Reusing the LoRA Library

Once a library of adapters is built, selecting and reusing the right adapters for new tasks is crucial. The authors explore several routing strategies for this purpose:

  1. μ Routing: All adapters are equally weighted, essentially averaging their outputs.
  2. Task Predictor (TP) Routing: A classifier is trained to predict the relevant task for a given input, guiding which adapters to use.
  3. Centroid Matching (CM) Routing: Each adapter has a prototype representation obtained from its training data, and the adapters are selected based on the similarity of this prototype to the given input.
  4. Arrow Routing: This novel zero-shot method uses Singular Value Decomposition (SVD) to find the most relevant adapters based on the direction of maximum variance induced by their parameters.

Arrow Routing offers a lightweight, efficient way to dynamically select the best-suited adapters without requiring access to the training data, thus fitting well into decentralized, asynchronous learning environments.

Experimental Results

The experimental evaluation spans both zero-shot and supervised learning scenarios on LLMs like Phi-2 and Mistral. The results show:

  • Zero-Shot Performance: Libraries built using MBC consistently outperformed other methods, with Arrow Routing enhancing the performance further, especially when used with a large library of adapters.
  • Supervised Adaptation: MBC combined with Poly routing achieves the best results, showing that both effective clustering and routing are key to leveraging the full potential of the adapter library.
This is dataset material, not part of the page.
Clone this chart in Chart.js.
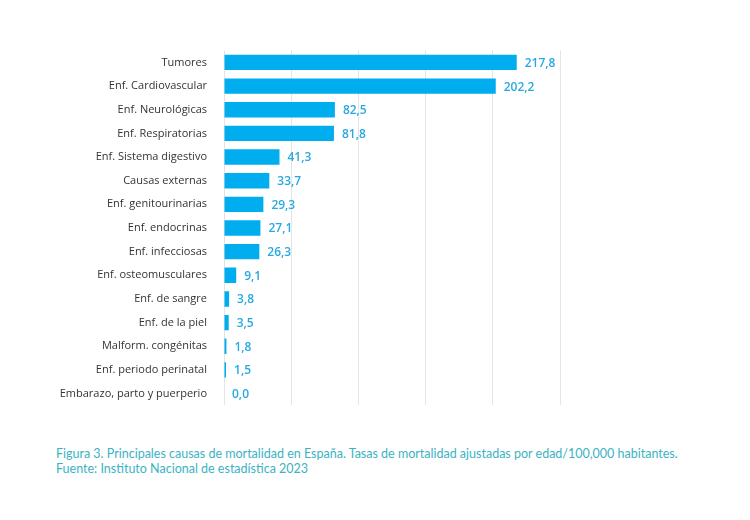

Implications and Future Work

This research paves the way for more scalable and flexible usage of LLMs, leveraging decentralized and collaborative model training. By efficiently combining and routing through a myriad of pre-trained adapters, models can be made more adaptable to new tasks without retraining from scratch.

Potential future directions include:

  • Extending the techniques to other types of adapters beyond LoRA.
  • Scaling the approach to larger models and more diverse datasets.
  • Investigating usage in continuous learning settings where new tasks continuously emerge.

By focusing on modular and parameter-efficient executions, this approach could significantly reduce the computational footprint and increase accessibility for smaller research groups or applications with constrained resources.

Conclusion

This paper makes significant strides in making LLMs more modular and adaptable through the innovative use of a library of LoRA adapters. By addressing both the construction and utilization of such a library, and introducing methods like MBC and Arrow Routing, it demonstrates how we can push the boundaries of efficient, flexible, and robust multi-task learning. The future looks promising for more scalable and collaborative advancements in LLMs.